● **Work to be completed**
Tally every line featuring "image", then give that tally alone.

● **Supplied entries**
- - - - -

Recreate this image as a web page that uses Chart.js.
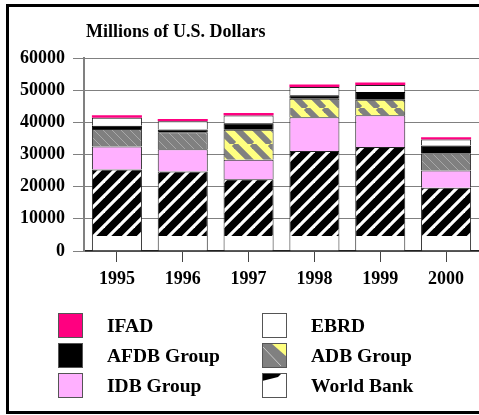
<!DOCTYPE html>
<html>
<head>
<meta charset="utf-8">
<script src="https://cdn.jsdelivr.net/npm/chart.js@4.4.1/dist/chart.umd.min.js"></script>
<style>
  html, body { margin: 0; padding: 0; background: #fff; overflow: hidden; }
  #frame { position: absolute; left: 6px; top: 4px; width: 520px; height: 404px; border: 3px solid #000; }
  #chart { position: absolute; left: 0; top: 0; }
</style>
</head>
<body>
<div id="frame"></div>
<canvas id="chart" width="479" height="415"></canvas>
<script>
// data (millions of US dollars)
var years = ['1995', '1996', '1997', '1998', '1999', '2000'];
var worldBank = [25300, 24700, 22300, 31100, 32300, 19700];
var idbGroup = [7200, 6900, 6100, 10500, 9900, 5300];
var adbGroup = [5400, 5300, 9300, 5700, 4800, 5400];
var afdbGroup = [1000, 900, 2000, 1100, 2400, 2400];
var ebrd = [2500, 2500, 2400, 2600, 2200, 1900];
var ifad = [800, 700, 800, 800, 800, 700];
var yTicks = [0, 10000, 20000, 30000, 40000, 50000, 60000];
var titleText = 'Millions of U.S. Dollars';

var FONT = "'Liberation Serif', 'Times New Roman', serif";

// World Bank: black with white "/" stripes, plain white near the baseline
var wbCache = {};
function worldBankFill(chart) {
    if (!chart.chartArea) return '#000';
    var cut = Math.round(chart.scales.y.getPixelForValue(4700));
    if (wbCache[cut]) return wbCache[cut];
    var P = 15, H = chart.height;
    var c = document.createElement('canvas');
    c.width = P; c.height = H;
    var g = c.getContext('2d');
    g.fillStyle = '#fff';
    g.fillRect(0, 0, P, H);
    g.fillStyle = '#000';
    g.fillRect(0, 0, P, cut);
    g.save();
    g.beginPath(); g.rect(0, 0, P, cut); g.clip();
    g.strokeStyle = '#fff';
    g.lineWidth = 3.2;
    for (var k = 0; k * P < H + 2 * P; k++) {
        var x0 = k * P;
        g.beginPath(); g.moveTo(x0, 0); g.lineTo(x0 - H, H); g.stroke();
    }
    g.restore();
    wbCache[cut] = chart.ctx.createPattern(c, 'repeat');
    return wbCache[cut];
}

// ADB: yellow with grey "\" stripes, or grey with faint lines
var adbCache = {};
function adbFill(ctx, yellow) {
    var key = yellow ? 'y' : 'g';
    if (adbCache[key]) return adbCache[key];
    var P = yellow ? 18 : 9;
    var c = document.createElement('canvas');
    c.width = P; c.height = P;
    var g = c.getContext('2d');
    g.fillStyle = yellow ? '#ffff80' : '#808080';
    g.fillRect(0, 0, P, P);
    g.strokeStyle = yellow ? '#808080' : '#a8a8a8';
    g.lineWidth = yellow ? 6 : 1;
    for (var k = -1; k <= 1; k++) {
        g.beginPath(); g.moveTo(k * P, 0); g.lineTo(k * P + P, P); g.stroke();
    }
    adbCache[key] = ctx.createPattern(c, 'repeat');
    return adbCache[key];
}

// Title + two-column legend, drawn under the plot
var boxLegend = {
    id: 'boxLegend',
    afterDraw: function(chart) {
        var ctx = chart.ctx;
        ctx.save();
        ctx.fillStyle = '#000';
        ctx.font = 'bold 18px ' + FONT;
        ctx.textBaseline = 'middle';
        ctx.textAlign = 'left';
        ctx.fillText(titleText, 86, 32);

        var sets = chart.data.datasets.slice().reverse();
        var colX = [58, 262], rowY = [313, 343, 373], size = 25;
        ctx.font = 'bold 19.5px ' + FONT;
        sets.forEach(function(ds, i) {
            var x = colX[i % 2], y = rowY[Math.floor(i / 2)];
            ctx.fillStyle = '#fff';
            ctx.fillRect(x, y, size, size);
            if (ds.label === 'World Bank') {
                ctx.fillStyle = '#000';
                ctx.beginPath();
                ctx.moveTo(x, y); ctx.lineTo(x + 20, y); ctx.lineTo(x + 16, y + 4); ctx.lineTo(x, y + 8);
                ctx.closePath(); ctx.fill();
            } else if (ds.label === 'ADB Group') {
                ctx.fillStyle = '#808080';
                ctx.fillRect(x, y, size, size);
                ctx.fillStyle = '#ffff80';
                ctx.beginPath();
                ctx.moveTo(x + 9, y); ctx.lineTo(x + size, y); ctx.lineTo(x + size, y + 14);
                ctx.closePath(); ctx.fill();
                ctx.strokeStyle = '#c8c8c8'; ctx.lineWidth = 1;
                ctx.beginPath(); ctx.moveTo(x + 1, y + 4); ctx.lineTo(x + 19, y + 23); ctx.stroke();
            } else {
                ctx.fillStyle = ds.legendColor;
                ctx.fillRect(x, y, size, size);
            }
            ctx.strokeStyle = '#555';
            ctx.lineWidth = 1;
            ctx.strokeRect(x + 0.5, y + 0.5, size - 1, size - 1);
            ctx.fillStyle = '#000';
            ctx.fillText(ds.label, x + 49, y + size / 2 + 1);
        });
        ctx.restore();
    }
};

var ctx = document.getElementById('chart').getContext('2d');
window.myBar = new Chart(ctx, {
    type: 'bar',
    data: {
        labels: years,
        datasets: [{
            label: 'World Bank',
            data: worldBank,
            backgroundColor: function(c) { return worldBankFill(c.chart); },
            borderColor: '#222',
            borderWidth: 1
        }, {
            label: 'IDB Group',
            data: idbGroup,
            backgroundColor: '#ffb0ff',
            legendColor: '#ffb0ff',
            borderColor: '#222',
            borderWidth: 1
        }, {
            label: 'ADB Group',
            data: adbGroup,
            backgroundColor: function(c) {
                var yellow = c.dataIndex >= 2 && c.dataIndex <= 4;
                return adbFill(c.chart.ctx, yellow);
            },
            borderColor: '#222',
            borderWidth: 1
        }, {
            label: 'AFDB Group',
            data: afdbGroup,
            backgroundColor: '#000',
            legendColor: '#000',
            borderColor: '#000',
            borderWidth: 1
        }, {
            label: 'EBRD',
            data: ebrd,
            backgroundColor: '#fff',
            legendColor: '#fff',
            borderColor: '#222',
            borderWidth: 1
        }, {
            label: 'IFAD',
            data: ifad,
            backgroundColor: '#ff0080',
            legendColor: '#ff0080',
            borderWidth: 0
        }]
    },
    options: {
        responsive: false,
        animation: false,
        barPercentage: 0.76,
        categoryPercentage: 1,
        layout: {
            padding: { top: 58, left: 0, right: 0, bottom: 130 }
        },
        plugins: {
            legend: { display: false },
            tooltip: { enabled: false }
        },
        scales: {
            x: {
                stacked: true,
                grid: {
                    offset: false,
                    drawOnChartArea: false,
                    drawTicks: true,
                    tickLength: 11,
                    color: '#444'
                },
                border: { display: true, color: '#222', width: 1.5 },
                ticks: {
                    color: '#000',
                    padding: 7,
                    font: { family: FONT, size: 18, weight: 'bold' }
                },
                afterFit: function(scale) { scale.height = 34; }
            },
            y: {
                stacked: true,
                min: 0,
                max: 60000,
                afterBuildTicks: function(scale) {
                    scale.ticks = yTicks.map(function(v) { return { value: v }; });
                },
                grid: {
                    color: '#808080',
                    lineWidth: 1,
                    tickLength: 11
                },
                border: { display: true, color: '#808080', width: 2 },
                ticks: {
                    color: '#000',
                    padding: 8,
                    font: { family: FONT, size: 18, weight: 'bold' },
                    callback: function(v) { return String(v); }
                },
                afterFit: function(scale) { scale.width = 84; }
            }
        }
    },
    plugins: [boxLegend]
});
</script>
</body>
</html>
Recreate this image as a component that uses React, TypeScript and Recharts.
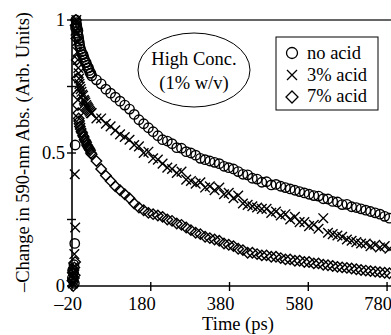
import { ScatterChart, Scatter, XAxis, YAxis, ReferenceLine } from 'recharts'

const FONT = '"Liberation Serif", "Times New Roman", serif'

const TIMES = [
  -19, -18, -17, -16, -15, -14, -13, -12, -11, -10, -9, -8, -7, -6, -5, -4, -3, -2, -1, 0,
  2, 4, 6, 8, 10, 12, 14, 16, 18, 20, 22, 24, 26, 28,
  30, 42, 54, 66, 78, 90, 102, 114,
  126, 138, 150, 162, 174, 186, 198, 210,
  222, 234, 246, 258, 270, 282, 294, 306,
  318, 330, 342, 354, 366, 378, 390, 402,
  414, 426, 438, 450, 462, 474, 486, 498,
  510, 522, 534, 546, 558, 570, 582, 594,
  606, 618, 630, 642, 654, 666, 678, 690,
  702, 714, 726, 738, 750, 762, 774, 786,
]

const NO_ACID = [
  0.03, 0.06, 0.02, 0.05, 0.08, 0.01, 0.16, 0.53, 0.97, 1.0, 0.99, 0.98, 0.97, 0.95, 0.96, 0.94, 0.93, 0.92, 0.91, 0.9,
  0.89, 0.88, 0.87, 0.87, 0.86, 0.85, 0.84, 0.84, 0.83, 0.82, 0.82, 0.81, 0.8, 0.8,
  0.79, 0.775, 0.76, 0.74, 0.725, 0.71, 0.695, 0.68,
  0.665, 0.645, 0.625, 0.61, 0.595, 0.58, 0.565, 0.55,
  0.545, 0.535, 0.52, 0.518, 0.505, 0.5, 0.492, 0.48,
  0.475, 0.47, 0.465, 0.46, 0.45, 0.445, 0.44, 0.43,
  0.42, 0.418, 0.405, 0.402, 0.39, 0.392, 0.38, 0.382,
  0.375, 0.37, 0.365, 0.36, 0.355, 0.35, 0.345, 0.34,
  0.338, 0.328, 0.327, 0.318, 0.316, 0.306, 0.307, 0.298,
  0.295, 0.29, 0.285, 0.28, 0.275, 0.27, 0.262, 0.255,
]

const ACID_3 = [
  0.04, 0.01, 0.07, 0.03, 0.05, 0.12, 0.42, 0.22, 0.96, 0.99, 1.0, 0.95, 0.92, 0.88, 0.85, 0.82, 0.8, 0.78, 0.76, 0.75,
  0.74, 0.73, 0.72, 0.715, 0.7, 0.695, 0.69, 0.68, 0.675, 0.67, 0.665, 0.66, 0.655, 0.65,
  0.65, 0.63, 0.63, 0.61, 0.6, 0.585, 0.57, 0.56,
  0.55, 0.53, 0.525, 0.5, 0.505, 0.48, 0.475, 0.46,
  0.445, 0.44, 0.425, 0.43, 0.4, 0.395, 0.385, 0.39,
  0.37, 0.375, 0.36, 0.37, 0.345, 0.35, 0.33, 0.34,
  0.31, 0.305, 0.3, 0.295, 0.29, 0.29, 0.275, 0.28,
  0.265, 0.27, 0.25, 0.26, 0.24, 0.24, 0.225, 0.23,
  0.215, 0.255, 0.2, 0.195, 0.19, 0.185, 0.175, 0.17,
  0.165, 0.16, 0.16, 0.15, 0.155, 0.145, 0.15, 0.14,
]

const ACID_7 = [
  0.02, 0.05, 0.0, 0.06, 0.03, 0.07, 0.04, 0.09, 0.98, 1.0, 0.93, 0.85, 0.78, 0.72, 0.68, 0.65, 0.63, 0.62, 0.61, 0.6,
  0.59, 0.58, 0.575, 0.565, 0.56, 0.55, 0.545, 0.54, 0.53, 0.525, 0.52, 0.515, 0.51, 0.5,
  0.495, 0.47, 0.44, 0.415, 0.395, 0.375, 0.36, 0.345,
  0.33, 0.31, 0.295, 0.285, 0.275, 0.27, 0.265, 0.26,
  0.25, 0.245, 0.235, 0.23, 0.22, 0.21, 0.2, 0.195,
  0.185, 0.18, 0.175, 0.17, 0.16, 0.155, 0.15, 0.14,
  0.135, 0.125, 0.125, 0.12, 0.115, 0.115, 0.11, 0.11,
  0.105, 0.1, 0.1, 0.095, 0.095, 0.09, 0.09, 0.085,
  0.085, 0.08, 0.078, 0.075, 0.072, 0.07, 0.068, 0.066,
  0.063, 0.06, 0.058, 0.056, 0.054, 0.052, 0.05, 0.048,
]

const X_TICKS = [-20, 180, 380, 580, 780]
const Y_TICKS = [0, 0.25, 0.5, 0.75, 1]
const Y_LABELED = [0, 0.5, 1]

const toPoints = (vals: number[]) => TIMES.map((t, i) => ({ t, v: vals[i] }))

const SW = 1.4

const Circle = (p: any) => (
  <circle cx={p.cx} cy={p.cy} r={4.7} fill="none" stroke="#000" strokeWidth={SW} />
)
const Cross = (p: any) => (
  <path
    d={`M${p.cx - 4.8},${p.cy - 4.8}L${p.cx + 4.8},${p.cy + 4.8}M${p.cx + 4.8},${p.cy - 4.8}L${p.cx - 4.8},${p.cy + 4.8}`}
    stroke="#000" strokeWidth={SW} fill="none"
  />
)
const Diamond = (p: any) => (
  <path
    d={`M${p.cx},${p.cy - 5.2}L${p.cx + 5.2},${p.cy}L${p.cx},${p.cy + 5.2}L${p.cx - 5.2},${p.cy}Z`}
    stroke="#000" strokeWidth={SW} fill="none"
  />
)

const TICK_SIZE = 5
const TICK_MARGIN = 3

const YTick = (p: any) => {
  const ax = p.x + TICK_SIZE + TICK_MARGIN
  const v = p.payload.value
  return (
    <g>
      <line x1={ax - 5} x2={ax + 4} y1={p.y} y2={p.y} stroke="#000" strokeWidth={1.4} />
      {Y_LABELED.includes(v) && (
        <text x={ax - 7} y={p.y + 6} textAnchor="end" fontFamily={FONT} fontSize={18.5} fill="#000">
          {String(v)}
        </text>
      )}
    </g>
  )
}

const XTick = (p: any) => {
  const ay = p.y - TICK_SIZE - TICK_MARGIN
  const v = p.payload.value
  return (
    <g>
      <line x1={p.x} x2={p.x} y1={ay - 4} y2={ay + 5} stroke="#000" strokeWidth={1.4} />
      <text x={v < 0 ? p.x - 4 : p.x - 9} y={ay + 24} textAnchor="middle" fontFamily={FONT} fontSize={18.5} fill="#000">
        {v < 0 ? `–${Math.abs(v)}` : String(v)}
      </text>
    </g>
  )
}

export default function App() {
  return (
    <div style={{ position: 'absolute', left: 0, top: 0, width: 391, height: 335, background: '#fff' }}>
      <ScatterChart width={391} height={335} margin={{ top: 20, right: 0, bottom: 19, left: 32 }}>
        <XAxis
          type="number"
          dataKey="t"
          domain={[-20, 790]}
          ticks={X_TICKS}
          interval={0}
          height={30}
          tickSize={TICK_SIZE}
          tickMargin={TICK_MARGIN}
          tickLine={false}
          axisLine={{ stroke: '#000', strokeWidth: 1.6 }}
          tick={<XTick />}
        />
        <YAxis
          type="number"
          dataKey="v"
          domain={[0, 1]}
          ticks={Y_TICKS}
          interval={0}
          width={40}
          tickSize={TICK_SIZE}
          tickMargin={TICK_MARGIN}
          tickLine={false}
          axisLine={{ stroke: '#000', strokeWidth: 1.6 }}
          tick={<YTick />}
        />
        <ReferenceLine y={1} stroke="#333" strokeWidth={1.5} />
        <Scatter data={toPoints(NO_ACID)} shape={Circle} isAnimationActive={false} />
        <Scatter data={toPoints(ACID_3)} shape={Cross} isAnimationActive={false} />
        <Scatter data={toPoints(ACID_7)} shape={Diamond} isAnimationActive={false} />
      </ScatterChart>

      <svg width={391} height={335} style={{ position: 'absolute', left: 0, top: 0, pointerEvents: 'none' }}>
        <text
          transform="translate(29,152) rotate(-90)"
          textAnchor="middle"
          fontFamily={FONT}
          fontSize={18.5}
          fill="#000"
        >
          –Change in 590-nm Abs. (Arb. Units)
        </text>
        <text x={238} y={330} textAnchor="middle" fontFamily={FONT} fontSize={18.5} fill="#000">
          Time (ps)
        </text>

        <ellipse cx={194} cy={70} rx={56} ry={37} fill="#fff" stroke="#000" strokeWidth={1} />
        <text x={194} y={65} textAnchor="middle" fontFamily={FONT} fontSize={18.5} fill="#000">High Conc.</text>
        <text x={194} y={89} textAnchor="middle" fontFamily={FONT} fontSize={18.5} fill="#000">(1% w/v)</text>

        <rect x={276} y={37} width={102} height={73} fill="#fff" stroke="#000" strokeWidth={1} />
        <circle cx={292} cy={53} r={5.5} fill="none" stroke="#000" strokeWidth={1.3} />
        <path d="M287,70L297,80M297,70L287,80" stroke="#000" strokeWidth={1.3} />
        <path d="M292,91L298,97L292,103L286,97Z" fill="none" stroke="#000" strokeWidth={1.3} />
        <text x={307} y={59} fontFamily={FONT} fontSize={18.5} fill="#000">no acid</text>
        <text x={307} y={81} fontFamily={FONT} fontSize={18.5} fill="#000">3% acid</text>
        <text x={307} y={102} fontFamily={FONT} fontSize={18.5} fill="#000">7% acid</text>
      </svg>
    </div>
  )
}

- - - - -

● **Result of the task**
2